You want to put your best foot forward in order to secure the most favorable outcome in your upcoming divorce proceedings. Keeping your emotions under control is important. Otherwise, you may say or do things that make you look volatile or dangerous due to how intensely you currently feel about the situation. You need to keep calm in court, as well as when you’re dealing with your ex.
In some circumstances, your ex might intentionally try to bait you into acting aggressive or unstable. If you suspect that could happen in your divorce, you might want to ask your attorney to serve as a communications intermediary for the time being.
The things you say in anger can come back to haunt you
Maybe your spouse makes an outrageous claim about you or your relationship when you meet up to discuss who should keep the house.
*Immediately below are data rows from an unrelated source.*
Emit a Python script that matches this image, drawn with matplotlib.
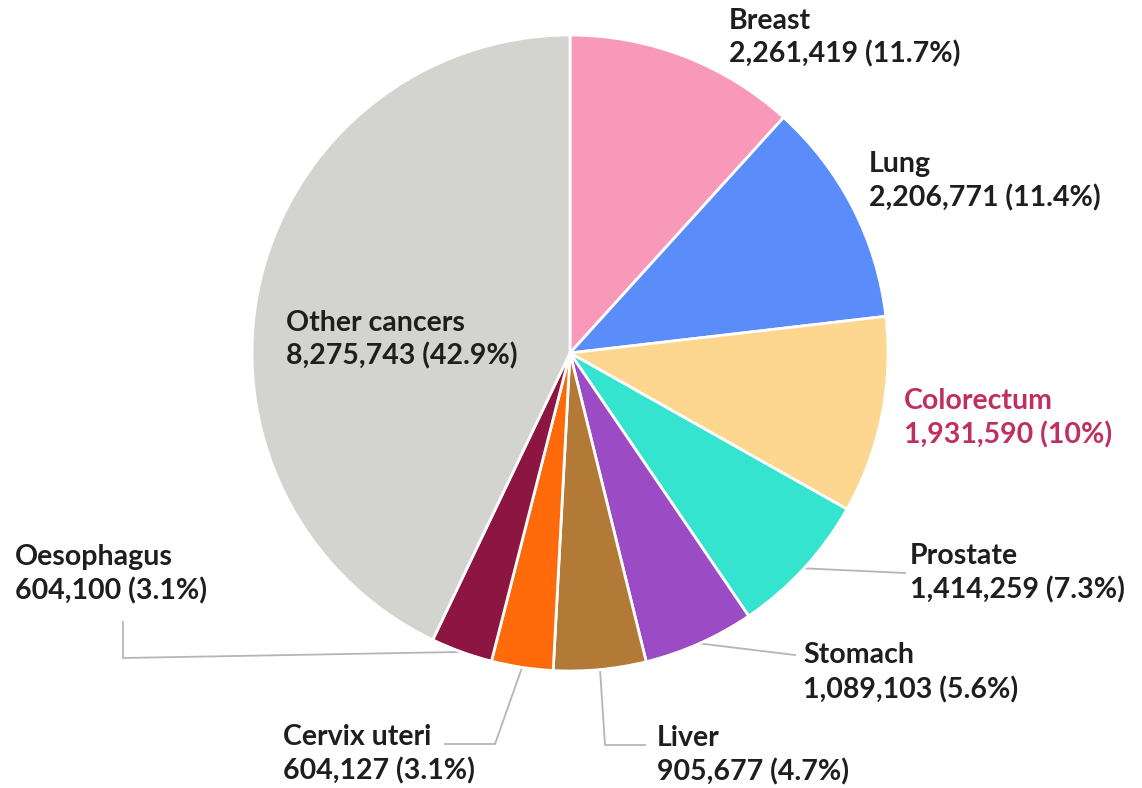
import numpy as np
import matplotlib
matplotlib.use('Agg')
import matplotlib.pyplot as plt

# data
sites = ['Breast', 'Lung', 'Colorectum', 'Prostate', 'Stomach', 'Liver',
         'Cervix uteri', 'Oesophagus', 'Other cancers']
cases = [2261419, 2206771, 1931590, 1414259, 1089103, 905677, 604127, 604100, 8275743]
pct_labels = ['11.7%', '11.4%', '10%', '7.3%', '5.6%', '4.7%', '3.1%', '3.1%', '42.9%']

colors = ['#F899B9', '#5B8DFA', '#FDD78F', '#35E4CF', '#9B4CC5', '#B27A36',
          '#FF6B0B', '#8D1541', '#D3D4CF']

W, H = 1142, 788
cx, cy, R = 570, 353, 318   # pie centre / radius in pixels (y down)

fig = plt.figure(figsize=(W / 100, H / 100), dpi=100)
ax = fig.add_axes([0, 0, 1, 1])
ax.set_xlim(0, W)
ax.set_ylim(0, H)
ax.set_aspect('equal')
ax.axis('off')

wedges, _ = ax.pie(cases, colors=colors, startangle=90, counterclock=False,
                   center=(cx, H - cy), radius=R,
                   wedgeprops=dict(edgecolor='white', linewidth=2))
ax.set_xlim(0, W)
ax.set_ylim(0, H)

# label positions (left x, line-1 y, line-2 y) in pixels from top
label_pos = {
    'Breast': (729, 21, 54),
    'Lung': (869, 164, 198),
    'Colorectum': (904, 401, 435),
    'Prostate': (910, 556, 590),
    'Stomach': (803, 655, 690),
    'Liver': (657, 738, 772),
    'Cervix uteri': (283, 737, 771),
    'Oesophagus': (15, 557, 591),
    'Other cancers': (286, 323, 356),
}

font = dict(family=['Lato', 'DejaVu Sans'], fontsize=20.5, fontweight='bold')
for name, n, p in zip(sites, cases, pct_labels):
    x, y1, y2 = label_pos[name]
    col = '#C0305F' if name == 'Colorectum' else '#1E1E1E'
    ax.text(x, H - y1, name, color=col, va='center', ha='left', **font)
    ax.text(x, H - y2, f'{n:,} ({p})', color=col, va='center', ha='left', **font)


def edge_point(w):
    ang = np.deg2rad((w.theta1 + w.theta2) / 2)
    return w.center[0] + R * np.cos(ang), w.center[1] + R * np.sin(ang)


# leader lines: bends after the wedge edge point (pixels, y down)
leaders = {
    'Prostate': [(905, 573)],
    'Stomach': [(795, 655)],
    'Liver': [(605, 745), (645, 745)],
    'Cervix uteri': [(495, 744), (445, 744)],
    'Oesophagus': [(123, 658), (123, 622)],
}
for w, name in zip(wedges, sites):
    if name not in leaders:
        continue
    x0, y0 = edge_point(w)
    xs = [x0] + [p[0] for p in leaders[name]]
    ys = [y0] + [H - p[1] for p in leaders[name]]
    ax.plot(xs, ys, color='#B5B5B5', linewidth=1.3, zorder=0)

fig.savefig('out.png', dpi=100, facecolor='white')
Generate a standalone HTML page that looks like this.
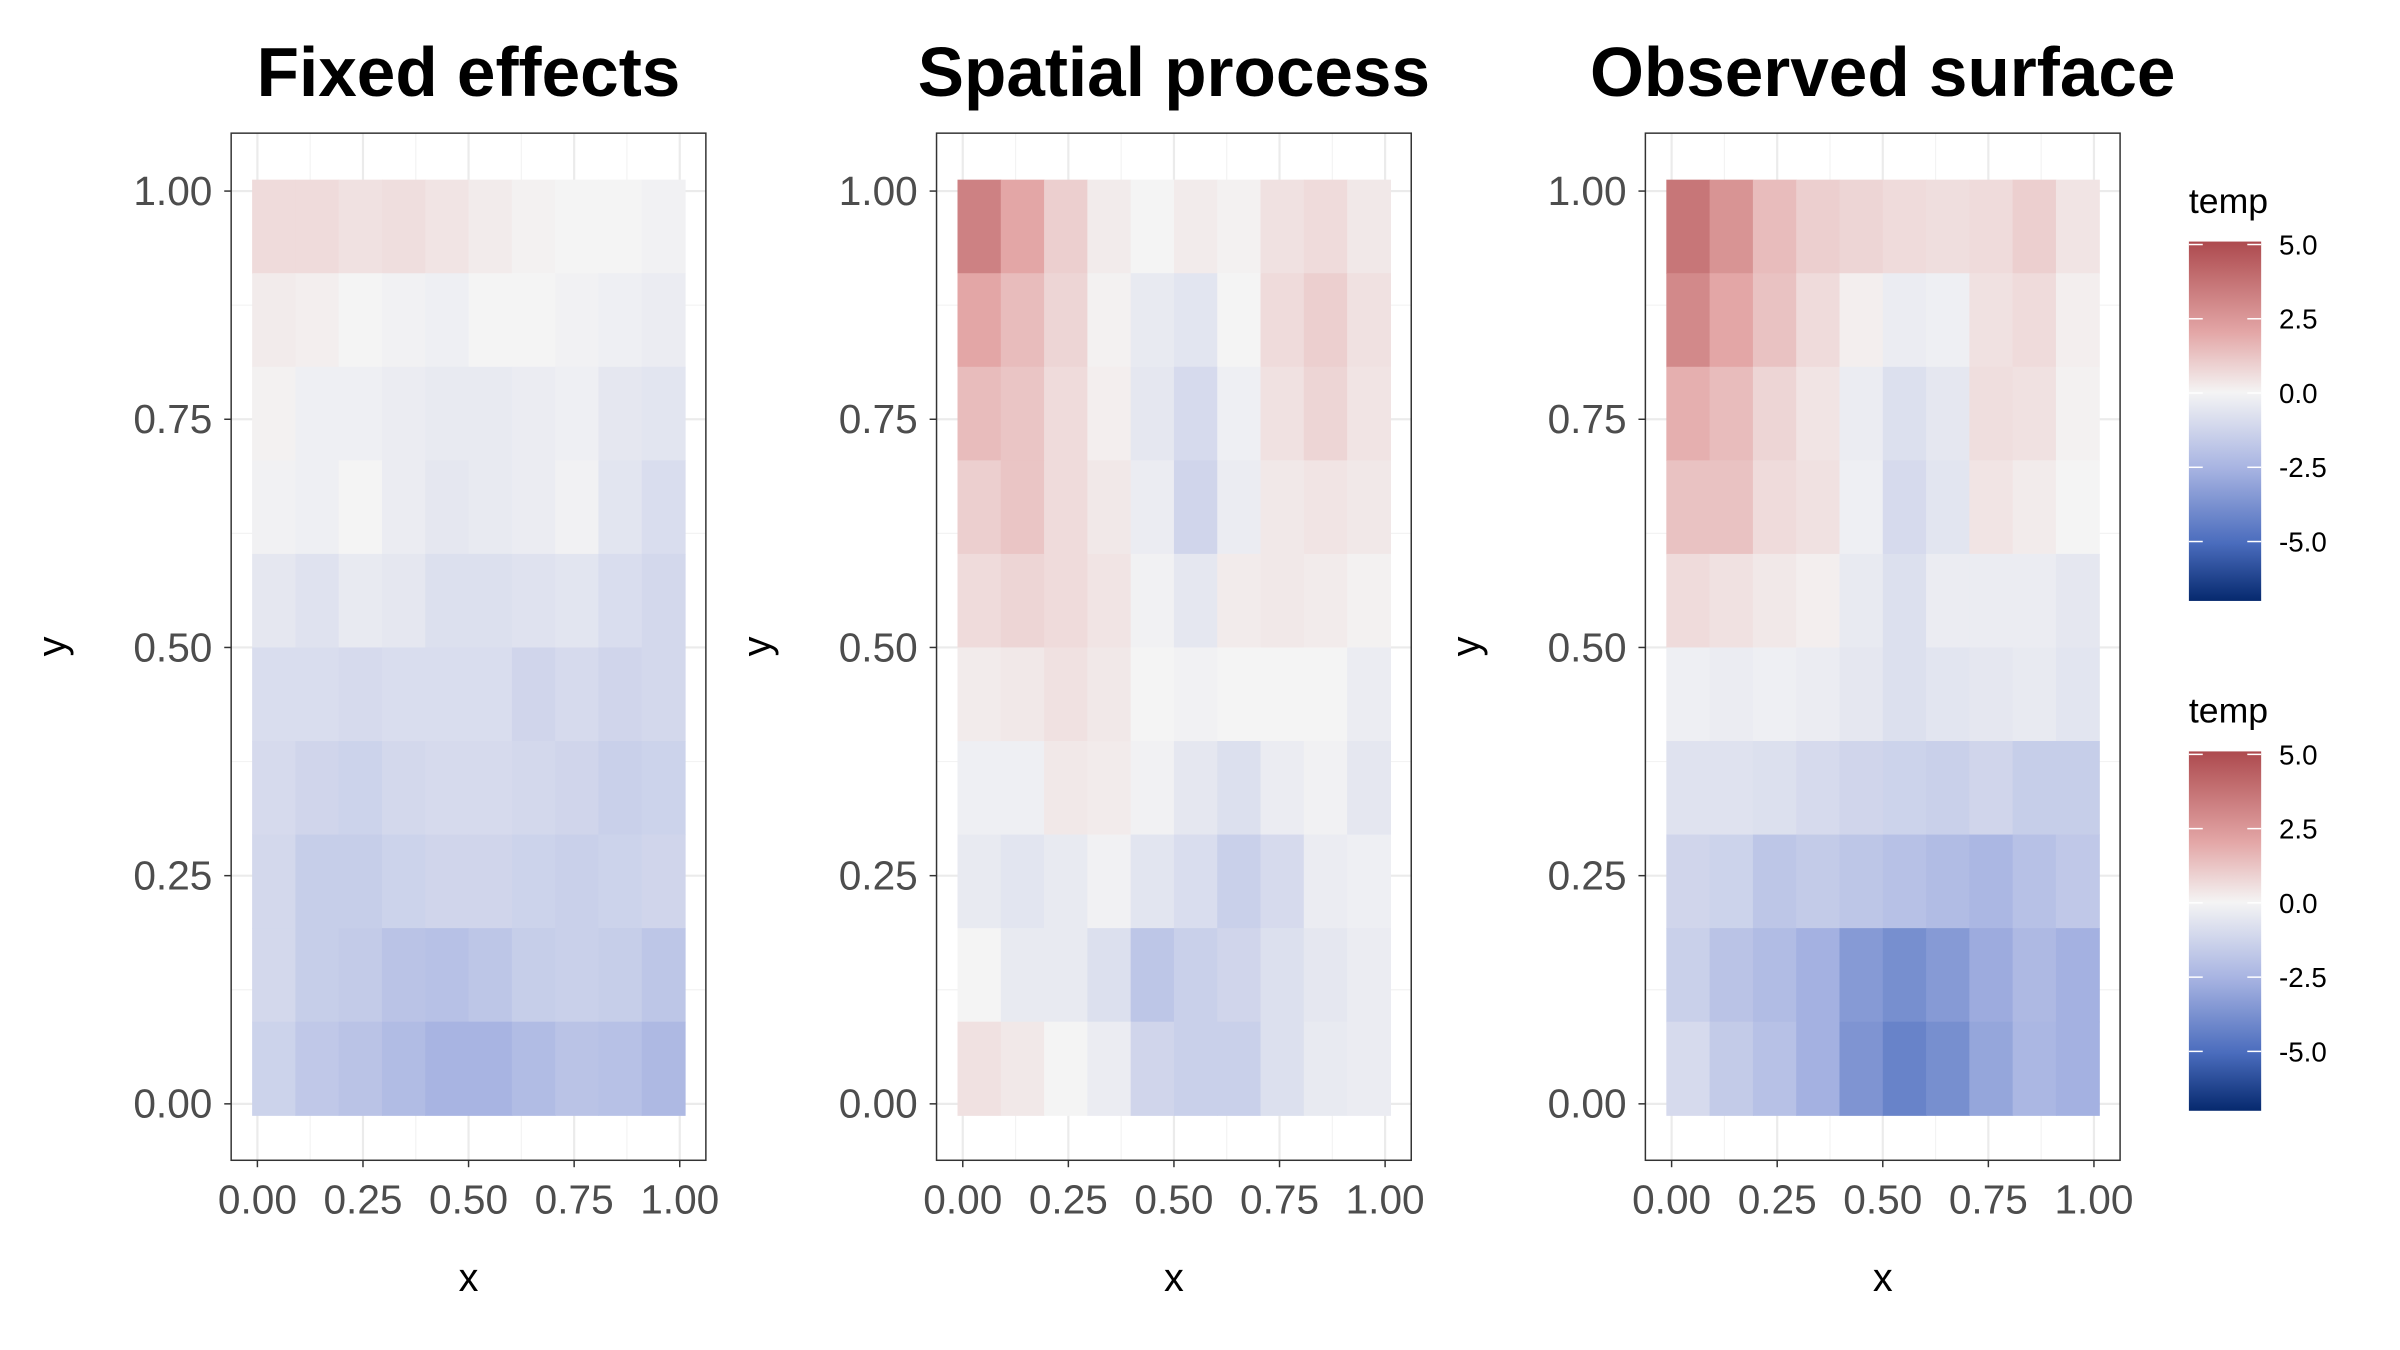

Perhaps your kids share something they heard because your ex has taken to disparaging you during their custody time.
Unfortunately, having a strong reaction could make it look like your ex is telling the truth. If you make angry or abusive statements, that could hurt you when you go to court. Calling your ex names, threatening to take legal action or saying you’ll commit acts of violence, even if you know you would never do them, could absolutely impact your divorce case in the upcoming months.
Written communication and third-party help can keep things calmer
If you want to attempt to remain in direct contact with your ex, committing to using text messages and emails for everything is a good decision. You should take time to calm down before you send any kind of message, as there will always be a permanent record of what you say. However, the same is true of what your ex says to you. If they intentionally egg you on or start a fight, you will be able to prove that to the courts.
However, if you continue to engage in arguments, that could still hurt your case even if you both do it. Consider asking for the help of other third parties, such as a mutual friend who could assist you during custody exchanges. They can help you communicate and also help you avoid interacting face-to-face when you’re both volatile.
If you don’t want a friend to do the talking for you, then you can ask your Orland Park attorney to communicate with your ex or their attorney. That can help ensure that everything is professional and appropriate until you’re both able to calm down after the divorce.